Tue Mar 25 12:11:58 PDT 2014

Chandler Carruth <chandlerc at google.com> writes:
> FNV is actually based on the same principles as Bernstein's -- it is relying
> on multiplication to spread the bits throughout an integers state, and xor (or
> addition as you originally wrote the patch, many variations on Bernstein's use
> xor though).
>
> These all will have reasonably frequent collisions in addition to be poorly
> distributed over the space. You've indicated you don't care about the
> distribution, but do care about collisions.
>
> Also, you've asserted speed claims without data. Both Bernstein's hash (in its
> original formulation, your code was actually a strange variant of it that
> didn't operate on bytes or octets) and FNV are necessarily a byte-at-a-time
> and thus *quite* slow for inputs of even several hundered bytes.
>
> We actually have a variation of CityHash that I implemented which is a bit
> faster than CityHash (and for strings of bytes more than 128 bytes, several
> times faster than Bernstein's) but has similarly strong collision resistance.
>
> But how much data are we talking about? And how frequently are you computing
> this? MD5 is actually reasonably fast on modern hardware. The reference
> benchmarks have shown roughly 500 cycles to compute the MD5 of an 8-byte
> message, and 800 or 900 cycles to compute the MD5 of a 64-byte message. I
> would expect traversing the AST to build the inputs for this to be
> significantly slower due to cache misses, but I think benchmarks would help
> here.

This won't be much data per hash, but it needs to be calculated once per
function being compiled. My gut says any of these hashes will be
sufficient, but it'll help to describe the problem domain.

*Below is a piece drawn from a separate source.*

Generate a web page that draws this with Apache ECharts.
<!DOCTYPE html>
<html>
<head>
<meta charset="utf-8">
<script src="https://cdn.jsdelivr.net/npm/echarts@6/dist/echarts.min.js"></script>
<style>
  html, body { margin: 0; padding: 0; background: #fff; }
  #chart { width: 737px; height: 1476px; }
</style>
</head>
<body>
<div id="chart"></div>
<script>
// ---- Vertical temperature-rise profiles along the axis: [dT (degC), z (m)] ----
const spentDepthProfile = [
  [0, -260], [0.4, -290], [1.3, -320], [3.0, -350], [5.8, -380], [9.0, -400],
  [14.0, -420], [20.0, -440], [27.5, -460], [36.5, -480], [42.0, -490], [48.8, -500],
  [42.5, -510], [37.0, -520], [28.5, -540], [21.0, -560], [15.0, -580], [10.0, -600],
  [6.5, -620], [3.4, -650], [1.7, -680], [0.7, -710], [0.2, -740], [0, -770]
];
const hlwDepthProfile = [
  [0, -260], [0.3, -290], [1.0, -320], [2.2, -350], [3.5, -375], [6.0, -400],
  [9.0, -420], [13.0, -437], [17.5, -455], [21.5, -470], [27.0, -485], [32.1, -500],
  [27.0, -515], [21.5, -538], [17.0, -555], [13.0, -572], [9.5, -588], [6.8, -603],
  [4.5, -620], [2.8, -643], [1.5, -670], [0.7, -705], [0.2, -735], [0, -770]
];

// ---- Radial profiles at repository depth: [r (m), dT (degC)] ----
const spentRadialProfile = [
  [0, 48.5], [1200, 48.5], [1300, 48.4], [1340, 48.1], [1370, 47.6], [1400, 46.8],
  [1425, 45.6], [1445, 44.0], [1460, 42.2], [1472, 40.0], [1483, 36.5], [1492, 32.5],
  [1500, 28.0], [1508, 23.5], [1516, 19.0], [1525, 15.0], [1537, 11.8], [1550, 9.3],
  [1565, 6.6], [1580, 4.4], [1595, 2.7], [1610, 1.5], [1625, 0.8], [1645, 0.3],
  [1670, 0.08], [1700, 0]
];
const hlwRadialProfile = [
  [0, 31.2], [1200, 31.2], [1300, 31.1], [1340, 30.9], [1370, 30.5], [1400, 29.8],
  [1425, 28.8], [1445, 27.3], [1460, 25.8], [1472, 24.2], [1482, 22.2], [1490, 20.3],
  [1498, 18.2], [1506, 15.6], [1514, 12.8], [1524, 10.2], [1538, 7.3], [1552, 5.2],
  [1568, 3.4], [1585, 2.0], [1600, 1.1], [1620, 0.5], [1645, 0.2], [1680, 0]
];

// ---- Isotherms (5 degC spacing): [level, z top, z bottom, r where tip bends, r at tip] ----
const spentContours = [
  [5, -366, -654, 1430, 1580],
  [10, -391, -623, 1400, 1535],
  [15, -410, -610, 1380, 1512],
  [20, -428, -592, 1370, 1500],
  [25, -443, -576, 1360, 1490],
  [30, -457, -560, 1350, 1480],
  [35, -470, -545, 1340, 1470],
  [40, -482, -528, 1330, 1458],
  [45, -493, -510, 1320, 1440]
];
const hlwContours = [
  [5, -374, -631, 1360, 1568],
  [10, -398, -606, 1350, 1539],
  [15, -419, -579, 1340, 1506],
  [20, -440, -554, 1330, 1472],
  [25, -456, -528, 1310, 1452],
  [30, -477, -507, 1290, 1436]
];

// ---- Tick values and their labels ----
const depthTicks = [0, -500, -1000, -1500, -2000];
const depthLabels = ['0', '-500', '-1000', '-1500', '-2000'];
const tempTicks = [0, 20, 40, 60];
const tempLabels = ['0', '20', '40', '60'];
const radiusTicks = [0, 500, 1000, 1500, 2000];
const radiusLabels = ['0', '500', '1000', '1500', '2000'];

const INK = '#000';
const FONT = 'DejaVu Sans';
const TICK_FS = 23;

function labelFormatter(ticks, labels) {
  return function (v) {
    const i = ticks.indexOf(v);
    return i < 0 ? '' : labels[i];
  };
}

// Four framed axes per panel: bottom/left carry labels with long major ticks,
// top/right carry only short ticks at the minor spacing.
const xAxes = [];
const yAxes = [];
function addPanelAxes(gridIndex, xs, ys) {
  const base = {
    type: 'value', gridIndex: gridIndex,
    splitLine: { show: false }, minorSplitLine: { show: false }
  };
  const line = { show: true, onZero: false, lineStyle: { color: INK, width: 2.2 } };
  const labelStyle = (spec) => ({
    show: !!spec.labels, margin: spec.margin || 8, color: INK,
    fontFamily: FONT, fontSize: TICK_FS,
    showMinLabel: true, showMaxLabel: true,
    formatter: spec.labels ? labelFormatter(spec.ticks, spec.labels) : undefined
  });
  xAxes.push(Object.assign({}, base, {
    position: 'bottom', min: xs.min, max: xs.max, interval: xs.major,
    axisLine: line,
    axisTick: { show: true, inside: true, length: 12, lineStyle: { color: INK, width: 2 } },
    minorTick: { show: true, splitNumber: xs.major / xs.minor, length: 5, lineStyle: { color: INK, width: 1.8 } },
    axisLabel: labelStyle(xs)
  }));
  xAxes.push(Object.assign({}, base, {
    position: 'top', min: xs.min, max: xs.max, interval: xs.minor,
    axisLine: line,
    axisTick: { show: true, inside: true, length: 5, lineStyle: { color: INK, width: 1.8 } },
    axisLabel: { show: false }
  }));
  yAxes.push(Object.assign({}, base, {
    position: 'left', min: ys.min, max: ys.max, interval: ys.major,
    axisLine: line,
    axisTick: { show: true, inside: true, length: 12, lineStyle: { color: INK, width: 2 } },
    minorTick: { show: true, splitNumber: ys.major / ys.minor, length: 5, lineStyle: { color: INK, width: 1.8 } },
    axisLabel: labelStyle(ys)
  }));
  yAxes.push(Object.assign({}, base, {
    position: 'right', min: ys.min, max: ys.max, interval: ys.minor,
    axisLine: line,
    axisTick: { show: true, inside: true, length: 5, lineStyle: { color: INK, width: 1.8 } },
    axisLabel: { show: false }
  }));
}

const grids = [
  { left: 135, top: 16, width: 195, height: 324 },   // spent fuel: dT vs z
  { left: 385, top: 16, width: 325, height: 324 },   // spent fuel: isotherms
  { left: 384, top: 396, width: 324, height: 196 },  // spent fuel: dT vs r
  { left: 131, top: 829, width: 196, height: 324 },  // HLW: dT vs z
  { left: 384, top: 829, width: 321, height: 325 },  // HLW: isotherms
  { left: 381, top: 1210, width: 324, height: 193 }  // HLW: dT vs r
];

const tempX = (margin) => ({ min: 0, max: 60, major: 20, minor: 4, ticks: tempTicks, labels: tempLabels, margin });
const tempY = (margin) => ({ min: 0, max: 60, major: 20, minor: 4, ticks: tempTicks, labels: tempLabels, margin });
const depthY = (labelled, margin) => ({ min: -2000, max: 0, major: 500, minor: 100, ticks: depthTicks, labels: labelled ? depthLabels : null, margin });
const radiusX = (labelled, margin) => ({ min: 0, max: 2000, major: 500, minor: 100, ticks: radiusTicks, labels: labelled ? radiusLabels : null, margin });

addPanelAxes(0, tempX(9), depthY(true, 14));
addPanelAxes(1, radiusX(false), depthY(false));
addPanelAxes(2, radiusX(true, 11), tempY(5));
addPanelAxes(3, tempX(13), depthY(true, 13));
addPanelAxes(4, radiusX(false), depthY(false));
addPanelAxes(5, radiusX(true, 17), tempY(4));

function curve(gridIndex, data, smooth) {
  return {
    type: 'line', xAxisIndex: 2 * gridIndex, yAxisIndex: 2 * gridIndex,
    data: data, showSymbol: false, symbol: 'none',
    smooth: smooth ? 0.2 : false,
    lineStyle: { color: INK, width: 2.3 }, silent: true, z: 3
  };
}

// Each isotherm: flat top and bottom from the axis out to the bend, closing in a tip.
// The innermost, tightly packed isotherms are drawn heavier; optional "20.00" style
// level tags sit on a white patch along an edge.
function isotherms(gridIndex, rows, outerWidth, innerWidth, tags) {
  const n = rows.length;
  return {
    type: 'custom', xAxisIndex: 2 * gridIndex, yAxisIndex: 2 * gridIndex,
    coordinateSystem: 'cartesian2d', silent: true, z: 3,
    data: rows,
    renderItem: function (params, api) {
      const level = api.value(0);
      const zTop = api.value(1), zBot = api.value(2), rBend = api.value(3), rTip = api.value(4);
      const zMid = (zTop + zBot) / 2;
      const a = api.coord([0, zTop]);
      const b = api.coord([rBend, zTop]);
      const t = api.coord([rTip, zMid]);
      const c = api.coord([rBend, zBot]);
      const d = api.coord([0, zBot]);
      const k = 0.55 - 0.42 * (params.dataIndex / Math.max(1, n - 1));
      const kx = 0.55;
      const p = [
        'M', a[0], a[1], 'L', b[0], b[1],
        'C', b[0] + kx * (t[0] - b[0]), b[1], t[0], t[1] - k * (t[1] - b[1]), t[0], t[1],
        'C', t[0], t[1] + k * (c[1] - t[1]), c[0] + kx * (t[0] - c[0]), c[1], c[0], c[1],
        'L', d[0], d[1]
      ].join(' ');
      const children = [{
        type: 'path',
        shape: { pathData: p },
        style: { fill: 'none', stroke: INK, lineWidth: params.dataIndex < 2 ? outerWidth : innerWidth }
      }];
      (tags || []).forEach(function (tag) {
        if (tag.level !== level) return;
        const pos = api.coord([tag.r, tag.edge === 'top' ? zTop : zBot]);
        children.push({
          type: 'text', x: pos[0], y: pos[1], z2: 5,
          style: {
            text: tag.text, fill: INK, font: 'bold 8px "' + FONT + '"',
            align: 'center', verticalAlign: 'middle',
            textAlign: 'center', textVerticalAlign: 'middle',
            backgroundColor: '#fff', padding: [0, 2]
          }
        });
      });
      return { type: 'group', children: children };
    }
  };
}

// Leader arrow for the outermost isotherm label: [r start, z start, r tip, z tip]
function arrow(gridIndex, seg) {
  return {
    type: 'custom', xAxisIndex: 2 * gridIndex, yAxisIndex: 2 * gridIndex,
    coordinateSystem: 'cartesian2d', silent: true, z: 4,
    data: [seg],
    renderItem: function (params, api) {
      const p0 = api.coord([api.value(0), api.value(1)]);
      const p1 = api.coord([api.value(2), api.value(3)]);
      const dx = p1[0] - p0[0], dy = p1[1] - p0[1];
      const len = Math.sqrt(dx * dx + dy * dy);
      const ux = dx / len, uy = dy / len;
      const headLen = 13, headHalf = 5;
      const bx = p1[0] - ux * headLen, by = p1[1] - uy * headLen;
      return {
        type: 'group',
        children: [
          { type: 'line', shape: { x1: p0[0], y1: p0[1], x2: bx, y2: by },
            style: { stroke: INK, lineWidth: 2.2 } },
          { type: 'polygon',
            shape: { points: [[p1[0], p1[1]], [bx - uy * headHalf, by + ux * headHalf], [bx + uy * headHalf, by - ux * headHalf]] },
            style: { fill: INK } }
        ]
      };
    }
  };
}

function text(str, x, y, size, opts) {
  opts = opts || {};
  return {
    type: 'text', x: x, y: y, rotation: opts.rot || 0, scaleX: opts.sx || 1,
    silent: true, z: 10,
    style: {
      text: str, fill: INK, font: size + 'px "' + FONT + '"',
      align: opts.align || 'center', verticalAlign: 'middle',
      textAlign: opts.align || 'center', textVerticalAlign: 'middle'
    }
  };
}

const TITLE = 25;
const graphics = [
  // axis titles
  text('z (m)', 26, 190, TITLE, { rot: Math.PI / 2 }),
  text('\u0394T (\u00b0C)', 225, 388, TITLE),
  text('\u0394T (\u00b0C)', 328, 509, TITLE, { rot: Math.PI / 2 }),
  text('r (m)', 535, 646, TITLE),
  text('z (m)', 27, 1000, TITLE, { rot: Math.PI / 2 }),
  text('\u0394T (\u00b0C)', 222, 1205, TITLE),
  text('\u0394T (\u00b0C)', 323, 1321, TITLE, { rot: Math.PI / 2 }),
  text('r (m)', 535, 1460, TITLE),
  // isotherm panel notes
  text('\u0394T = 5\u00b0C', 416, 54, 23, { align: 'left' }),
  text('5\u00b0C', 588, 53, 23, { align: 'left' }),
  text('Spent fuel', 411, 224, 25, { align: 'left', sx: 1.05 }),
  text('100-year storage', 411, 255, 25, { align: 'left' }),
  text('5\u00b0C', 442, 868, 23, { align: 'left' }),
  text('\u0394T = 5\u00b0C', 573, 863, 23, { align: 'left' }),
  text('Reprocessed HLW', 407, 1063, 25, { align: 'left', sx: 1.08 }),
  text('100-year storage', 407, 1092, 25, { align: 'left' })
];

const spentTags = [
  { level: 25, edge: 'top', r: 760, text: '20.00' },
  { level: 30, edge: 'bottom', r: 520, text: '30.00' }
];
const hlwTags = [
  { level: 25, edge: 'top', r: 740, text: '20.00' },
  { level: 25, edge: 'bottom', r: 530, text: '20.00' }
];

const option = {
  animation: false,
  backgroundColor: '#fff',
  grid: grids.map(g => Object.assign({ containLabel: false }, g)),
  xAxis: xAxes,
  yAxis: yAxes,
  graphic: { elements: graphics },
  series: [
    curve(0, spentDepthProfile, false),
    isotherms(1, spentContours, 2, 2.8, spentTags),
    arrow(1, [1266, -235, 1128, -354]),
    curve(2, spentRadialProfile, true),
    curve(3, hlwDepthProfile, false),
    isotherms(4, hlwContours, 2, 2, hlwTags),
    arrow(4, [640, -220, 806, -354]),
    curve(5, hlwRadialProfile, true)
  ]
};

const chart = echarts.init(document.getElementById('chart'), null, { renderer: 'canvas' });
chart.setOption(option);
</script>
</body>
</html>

The hash is based on the structure of the AST for a function, so:

- The input domain is a set of "interesting" statements and decls, which
  Duncan's patch represents in the ASTHash enum. There are currently 16
  distinct values, and I wouldn't expect this to grow much.

- The length of the input is directly correlated with the amount of
  control flow in a function.  This will often be quite short (a few if
  statements and loops, say) but may be quite long in the presence of a
  giant state machine implemented by a switch, or some other monstrous
  function. I'd expect this to usually be counted in tens, rather than
  hundreds, and it won't be uncommon for it to be one or two.

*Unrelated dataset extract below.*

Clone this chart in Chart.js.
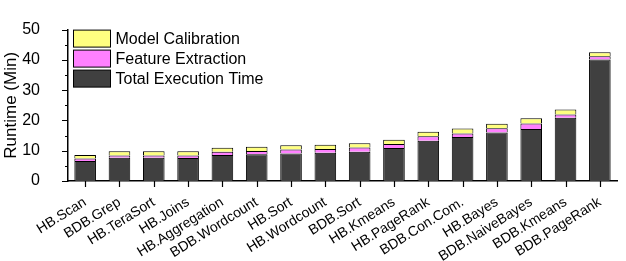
<!DOCTYPE html>
<html>
<head>
<meta charset="utf-8">
<script src="https://cdn.jsdelivr.net/npm/chart.js@4.4.1/dist/chart.umd.min.js"></script>
<style>
  html, body { margin: 0; padding: 0; background: #fff; }
  #wrap { width: 626px; height: 261px; }
</style>
</head>
<body>
<div id="wrap"><canvas id="runtimeChart" width="626" height="261"></canvas></div>
<script>
// workloads on the x axis
var categories = ['HB.Scan', 'BDB.Grep', 'HB.TeraSort', 'HB.Joins', 'HB.Aggregation',
  'BDB.Wordcount', 'HB.Sort', 'HB.Wordcount', 'BDB.Sort', 'HB.Kmeans', 'HB.PageRank',
  'BDB.Con.Com.', 'HB.Bayes', 'BDB.NaiveBayes', 'BDB.Kmeans', 'BDB.PageRank'];

// stacked parts, minutes
var totalExecution   = [6.6, 7.7, 7.7, 7.6, 8.6, 8.8, 9.1, 9.3, 9.7, 10.9, 13.3, 14.5, 16.0, 17.2, 20.9, 40.1];
var featureExtract   = [0.8, 0.7, 0.7, 0.8, 1.1, 1.1, 1.3, 1.3, 1.4, 1.3, 1.5, 1.2, 1.4, 1.8, 1.1, 1.1];
var modelCalibration = [1.2, 1.4, 1.4, 1.4, 1.3, 1.4, 1.4, 1.4, 1.4, 1.4, 1.5, 1.6, 1.5, 1.7, 1.6, 1.3];

var yTicks = [0, 10, 20, 30, 40, 50];

var FONT = 'Liberation Sans, Arial, sans-serif';

// tick marks drawn like the original plot (outside, major + minor on y)
var tickMarks = {
  id: 'tickMarks',
  afterDraw: function(chart) {
    var c = chart.ctx, x = chart.scales.x, y = chart.scales.y;
    c.save();
    c.strokeStyle = '#000';
    c.lineWidth = 1.2;
    c.beginPath();
    for (var v = 0; v <= 50; v += 5) {
      var py = Math.round(y.getPixelForValue(v)) + 0.5;
      var len = (v % 10 === 0) ? 6 : 3;
      c.moveTo(x.left - len, py);
      c.lineTo(x.left, py);
    }
    for (var i = 0; i < categories.length; i++) {
      var px = Math.round(x.getPixelForValue(i)) + 0.5;
      c.moveTo(px, y.bottom);
      c.lineTo(px, y.bottom + 6);
    }
    c.stroke();
    c.restore();
  }
};

// legend in the upper left of the plot, top entry = last dataset
var boxLegend = {
  id: 'boxLegend',
  afterDraw: function(chart) {
    var c = chart.ctx, area = chart.chartArea;
    var sets = chart.data.datasets.slice().reverse();
    c.save();
    c.font = '16px ' + FONT;
    c.textBaseline = 'middle';
    for (var i = 0; i < sets.length; i++) {
      var bx = area.left + 5.5, by = area.top + 0.5 + i * 20;
      c.fillStyle = sets[i].backgroundColor;
      c.fillRect(bx, by, 37, 17);
      c.strokeStyle = '#000';
      c.lineWidth = 1;
      c.strokeRect(bx, by, 37, 17);
      c.fillStyle = '#000';
      c.fillText(sets[i].label, bx + 42, by + 9);
    }
    c.restore();
  }
};

var data = {
  labels: categories,
  datasets: [
    { label: 'Total Execution Time', data: totalExecution, backgroundColor: '#404040' },
    { label: 'Feature Extraction', data: featureExtract, backgroundColor: '#ff80ff' },
    { label: 'Model Calibration', data: modelCalibration, backgroundColor: '#ffff80' }
  ]
};
data.datasets.forEach(function(d) {
  d.borderColor = '#000';
  d.borderWidth = 1;
  d.barPercentage = 0.63;
  d.categoryPercentage = 1;
});

var options = {
  responsive: false,
  animation: false,
  layout: { padding: { top: 15, right: 9, left: 0, bottom: 0 } },
  plugins: { legend: { display: false }, tooltip: { enabled: false } },
  scales: {
    x: {
      stacked: true,
      grid: { display: false },
      border: { display: true, color: '#000', width: 1.5 },
      ticks: {
        color: '#000', font: { family: FONT, size: 14 },
        maxRotation: 32, minRotation: 32, padding: 5, autoSkip: false
      },
      afterFit: function(s) { s.height = 80; }
    },
    y: {
      stacked: true,
      min: 0, max: 50,
      afterBuildTicks: function(s) { s.ticks = yTicks.map(function(v) { return { value: v }; }); },
      grid: { display: false },
      border: { display: true, color: '#000', width: 1.5 },
      ticks: { color: '#000', font: { family: FONT, size: 16 }, padding: 20 },
      title: { display: true, text: 'Runtime (Min)', color: '#000', font: { family: FONT, size: 17 }, padding: { top: 1, bottom: 0 } },
      afterFit: function(s) { s.width = 68; }
    }
  }
};

var ctx = document.getElementById('runtimeChart').getContext('2d');
var runtimeChart = new Chart(ctx, {
  type: 'bar',
  data: data,
  options: options,
  plugins: [tickMarks, boxLegend]
});
</script>
</body>
</html>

- The collisions we're concerned about are ones that are likely to occur
  from a function being changed. When someone modifies the control flow
  of a function, our profile is no longer valid for that function. We
  also check the number of counters though, so only collisions for the
  same length of input matter at all.

This sounds to me like it would be pretty similar to hashing short
strings, which bernstein is generally considered to be reasonably good
at IIRC, but I'm no expert on the subject.